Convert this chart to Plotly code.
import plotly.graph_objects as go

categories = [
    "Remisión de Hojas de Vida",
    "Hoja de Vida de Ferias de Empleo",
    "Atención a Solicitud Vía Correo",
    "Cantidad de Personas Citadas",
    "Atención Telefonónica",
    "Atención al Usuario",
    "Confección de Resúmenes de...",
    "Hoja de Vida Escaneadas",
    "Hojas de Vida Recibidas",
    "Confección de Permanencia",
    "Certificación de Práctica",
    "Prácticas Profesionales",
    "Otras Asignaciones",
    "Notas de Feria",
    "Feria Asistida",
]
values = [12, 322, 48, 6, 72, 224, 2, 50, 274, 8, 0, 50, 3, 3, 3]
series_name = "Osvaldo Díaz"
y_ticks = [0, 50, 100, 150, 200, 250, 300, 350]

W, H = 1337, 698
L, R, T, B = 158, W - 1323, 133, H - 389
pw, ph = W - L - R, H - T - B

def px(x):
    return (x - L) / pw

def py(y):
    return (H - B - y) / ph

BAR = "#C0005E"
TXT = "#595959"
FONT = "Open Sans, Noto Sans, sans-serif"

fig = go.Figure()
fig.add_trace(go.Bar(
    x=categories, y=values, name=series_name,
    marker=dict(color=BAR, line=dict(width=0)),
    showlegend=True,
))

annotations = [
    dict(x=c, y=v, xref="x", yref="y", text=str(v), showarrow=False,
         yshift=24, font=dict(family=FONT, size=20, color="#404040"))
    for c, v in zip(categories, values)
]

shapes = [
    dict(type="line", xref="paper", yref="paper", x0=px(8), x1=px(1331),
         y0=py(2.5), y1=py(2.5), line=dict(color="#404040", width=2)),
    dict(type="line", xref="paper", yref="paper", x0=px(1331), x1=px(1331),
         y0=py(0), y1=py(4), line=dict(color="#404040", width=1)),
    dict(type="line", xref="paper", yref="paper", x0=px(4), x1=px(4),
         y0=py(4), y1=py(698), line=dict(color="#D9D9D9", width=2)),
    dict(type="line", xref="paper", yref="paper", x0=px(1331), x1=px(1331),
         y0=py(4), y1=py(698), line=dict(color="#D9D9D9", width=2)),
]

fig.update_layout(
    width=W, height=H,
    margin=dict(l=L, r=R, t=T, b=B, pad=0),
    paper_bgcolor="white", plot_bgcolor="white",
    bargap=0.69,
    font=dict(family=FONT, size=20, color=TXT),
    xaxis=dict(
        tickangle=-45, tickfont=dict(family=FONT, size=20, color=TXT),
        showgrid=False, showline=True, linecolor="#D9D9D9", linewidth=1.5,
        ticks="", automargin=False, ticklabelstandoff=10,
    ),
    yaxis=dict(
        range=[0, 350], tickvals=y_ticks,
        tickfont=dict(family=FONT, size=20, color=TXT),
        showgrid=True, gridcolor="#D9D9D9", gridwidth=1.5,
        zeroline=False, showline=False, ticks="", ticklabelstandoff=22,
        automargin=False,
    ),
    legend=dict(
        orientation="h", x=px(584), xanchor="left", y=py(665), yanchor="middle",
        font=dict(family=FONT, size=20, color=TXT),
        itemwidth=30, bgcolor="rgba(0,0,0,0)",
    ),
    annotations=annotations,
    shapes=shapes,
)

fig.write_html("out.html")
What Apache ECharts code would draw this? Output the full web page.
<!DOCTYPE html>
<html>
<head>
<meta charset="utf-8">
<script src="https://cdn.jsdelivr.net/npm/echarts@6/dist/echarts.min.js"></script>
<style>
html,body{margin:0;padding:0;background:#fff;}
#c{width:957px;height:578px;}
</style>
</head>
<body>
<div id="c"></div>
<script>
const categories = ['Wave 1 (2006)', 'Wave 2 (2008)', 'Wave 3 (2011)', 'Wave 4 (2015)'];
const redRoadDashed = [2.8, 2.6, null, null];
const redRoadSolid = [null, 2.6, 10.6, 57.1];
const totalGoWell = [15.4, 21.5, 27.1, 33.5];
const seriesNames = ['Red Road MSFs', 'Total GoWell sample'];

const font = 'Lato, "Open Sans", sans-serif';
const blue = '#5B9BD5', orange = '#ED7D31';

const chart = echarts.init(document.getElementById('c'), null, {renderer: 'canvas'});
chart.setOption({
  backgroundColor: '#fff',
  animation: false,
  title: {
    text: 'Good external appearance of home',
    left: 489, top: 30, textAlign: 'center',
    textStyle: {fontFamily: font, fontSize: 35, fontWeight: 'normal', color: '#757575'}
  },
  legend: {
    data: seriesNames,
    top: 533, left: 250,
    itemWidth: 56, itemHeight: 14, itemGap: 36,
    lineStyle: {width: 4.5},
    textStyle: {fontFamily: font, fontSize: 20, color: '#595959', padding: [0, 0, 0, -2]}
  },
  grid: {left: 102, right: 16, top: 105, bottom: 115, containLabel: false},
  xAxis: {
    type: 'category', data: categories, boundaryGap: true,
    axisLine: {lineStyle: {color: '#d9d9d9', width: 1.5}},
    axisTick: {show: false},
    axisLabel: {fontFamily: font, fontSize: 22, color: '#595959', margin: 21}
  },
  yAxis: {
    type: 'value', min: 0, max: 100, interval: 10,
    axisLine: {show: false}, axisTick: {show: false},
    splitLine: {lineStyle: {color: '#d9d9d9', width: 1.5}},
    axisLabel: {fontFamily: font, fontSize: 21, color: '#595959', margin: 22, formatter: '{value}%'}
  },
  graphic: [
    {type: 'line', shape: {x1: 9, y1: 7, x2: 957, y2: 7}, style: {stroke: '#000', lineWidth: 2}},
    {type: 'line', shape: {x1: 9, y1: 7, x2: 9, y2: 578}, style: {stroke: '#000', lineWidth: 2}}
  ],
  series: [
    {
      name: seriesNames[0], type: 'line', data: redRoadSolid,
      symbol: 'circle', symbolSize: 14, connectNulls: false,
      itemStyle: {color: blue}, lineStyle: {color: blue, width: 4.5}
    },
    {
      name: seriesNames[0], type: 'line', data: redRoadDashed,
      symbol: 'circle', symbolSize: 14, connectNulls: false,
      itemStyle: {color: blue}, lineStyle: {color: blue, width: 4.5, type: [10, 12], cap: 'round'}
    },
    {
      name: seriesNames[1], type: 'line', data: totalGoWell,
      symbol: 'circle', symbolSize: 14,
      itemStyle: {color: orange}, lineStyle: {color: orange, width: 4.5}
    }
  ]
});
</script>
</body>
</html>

> The task: Output all preceding records character for character.

> Correct response:
Convert this chart to Plotly code.
import plotly.graph_objects as go

categories = [
    "Remisión de Hojas de Vida",
    "Hoja de Vida de Ferias de Empleo",
    "Atención a Solicitud Vía Correo",
    "Cantidad de Personas Citadas",
    "Atención Telefonónica",
    "Atención al Usuario",
    "Confección de Resúmenes de...",
    "Hoja de Vida Escaneadas",
    "Hojas de Vida Recibidas",
    "Confección de Permanencia",
    "Certificación de Práctica",
    "Prácticas Profesionales",
    "Otras Asignaciones",
    "Notas de Feria",
    "Feria Asistida",
]
values = [12, 322, 48, 6, 72, 224, 2, 50, 274, 8, 0, 50, 3, 3, 3]
series_name = "Osvaldo Díaz"
y_ticks = [0, 50, 100, 150, 200, 250, 300, 350]

W, H = 1337, 698
L, R, T, B = 158, W - 1323, 133, H - 389
pw, ph = W - L - R, H - T - B

def px(x):
    return (x - L) / pw

def py(y):
    return (H - B - y) / ph

BAR = "#C0005E"
TXT = "#595959"
FONT = "Open Sans, Noto Sans, sans-serif"

fig = go.Figure()
fig.add_trace(go.Bar(
    x=categories, y=values, name=series_name,
    marker=dict(color=BAR, line=dict(width=0)),
    showlegend=True,
))

annotations = [
    dict(x=c, y=v, xref="x", yref="y", text=str(v), showarrow=False,
         yshift=24, font=dict(family=FONT, size=20, color="#404040"))
    for c, v in zip(categories, values)
]

shapes = [
    dict(type="line", xref="paper", yref="paper", x0=px(8), x1=px(1331),
         y0=py(2.5), y1=py(2.5), line=dict(color="#404040", width=2)),
    dict(type="line", xref="paper", yref="paper", x0=px(1331), x1=px(1331),
         y0=py(0), y1=py(4), line=dict(color="#404040", width=1)),
    dict(type="line", xref="paper", yref="paper", x0=px(4), x1=px(4),
         y0=py(4), y1=py(698), line=dict(color="#D9D9D9", width=2)),
    dict(type="line", xref="paper", yref="paper", x0=px(1331), x1=px(1331),
         y0=py(4), y1=py(698), line=dict(color="#D9D9D9", width=2)),
]

fig.update_layout(
    width=W, height=H,
    margin=dict(l=L, r=R, t=T, b=B, pad=0),
    paper_bgcolor="white", plot_bgcolor="white",
    bargap=0.69,
    font=dict(family=FONT, size=20, color=TXT),
    xaxis=dict(
        tickangle=-45, tickfont=dict(family=FONT, size=20, color=TXT),
        showgrid=False, showline=True, linecolor="#D9D9D9", linewidth=1.5,
        ticks="", automargin=False, ticklabelstandoff=10,
    ),
    yaxis=dict(
        range=[0, 350], tickvals=y_ticks,
        tickfont=dict(family=FONT, size=20, color=TXT),
        showgrid=True, gridcolor="#D9D9D9", gridwidth=1.5,
        zeroline=False, showline=False, ticks="", ticklabelstandoff=22,
        automargin=False,
    ),
    legend=dict(
        orientation="h", x=px(584), xanchor="left", y=py(665), yanchor="middle",
        font=dict(family=FONT, size=20, color=TXT),
        itemwidth=30, bgcolor="rgba(0,0,0,0)",
    ),
    annotations=annotations,
    shapes=shapes,
)

fig.write_html("out.html")
What Apache ECharts code would draw this? Output the full web page.
<!DOCTYPE html>
<html>
<head>
<meta charset="utf-8">
<script src="https://cdn.jsdelivr.net/npm/echarts@6/dist/echarts.min.js"></script>
<style>
html,body{margin:0;padding:0;background:#fff;}
#c{width:957px;height:578px;}
</style>
</head>
<body>
<div id="c"></div>
<script>
const categories = ['Wave 1 (2006)', 'Wave 2 (2008)', 'Wave 3 (2011)', 'Wave 4 (2015)'];
const redRoadDashed = [2.8, 2.6, null, null];
const redRoadSolid = [null, 2.6, 10.6, 57.1];
const totalGoWell = [15.4, 21.5, 27.1, 33.5];
const seriesNames = ['Red Road MSFs', 'Total GoWell sample'];

const font = 'Lato, "Open Sans", sans-serif';
const blue = '#5B9BD5', orange = '#ED7D31';

const chart = echarts.init(document.getElementById('c'), null, {renderer: 'canvas'});
chart.setOption({
  backgroundColor: '#fff',
  animation: false,
  title: {
    text: 'Good external appearance of home',
    left: 489, top: 30, textAlign: 'center',
    textStyle: {fontFamily: font, fontSize: 35, fontWeight: 'normal', color: '#757575'}
  },
  legend: {
    data: seriesNames,
    top: 533, left: 250,
    itemWidth: 56, itemHeight: 14, itemGap: 36,
    lineStyle: {width: 4.5},
    textStyle: {fontFamily: font, fontSize: 20, color: '#595959', padding: [0, 0, 0, -2]}
  },
  grid: {left: 102, right: 16, top: 105, bottom: 115, containLabel: false},
  xAxis: {
    type: 'category', data: categories, boundaryGap: true,
    axisLine: {lineStyle: {color: '#d9d9d9', width: 1.5}},
    axisTick: {show: false},
    axisLabel: {fontFamily: font, fontSize: 22, color: '#595959', margin: 21}
  },
  yAxis: {
    type: 'value', min: 0, max: 100, interval: 10,
    axisLine: {show: false}, axisTick: {show: false},
    splitLine: {lineStyle: {color: '#d9d9d9', width: 1.5}},
    axisLabel: {fontFamily: font, fontSize: 21, color: '#595959', margin: 22, formatter: '{value}%'}
  },
  graphic: [
    {type: 'line', shape: {x1: 9, y1: 7, x2: 957, y2: 7}, style: {stroke: '#000', lineWidth: 2}},
    {type: 'line', shape: {x1: 9, y1: 7, x2: 9, y2: 578}, style: {stroke: '#000', lineWidth: 2}}
  ],
  series: [
    {
      name: seriesNames[0], type: 'line', data: redRoadSolid,
      symbol: 'circle', symbolSize: 14, connectNulls: false,
      itemStyle: {color: blue}, lineStyle: {color: blue, width: 4.5}
    },
    {
      name: seriesNames[0], type: 'line', data: redRoadDashed,
      symbol: 'circle', symbolSize: 14, connectNulls: false,
      itemStyle: {color: blue}, lineStyle: {color: blue, width: 4.5, type: [10, 12], cap: 'round'}
    },
    {
      name: seriesNames[1], type: 'line', data: totalGoWell,
      symbol: 'circle', symbolSize: 14,
      itemStyle: {color: orange}, lineStyle: {color: orange, width: 4.5}
    }
  ]
});
</script>
</body>
</html>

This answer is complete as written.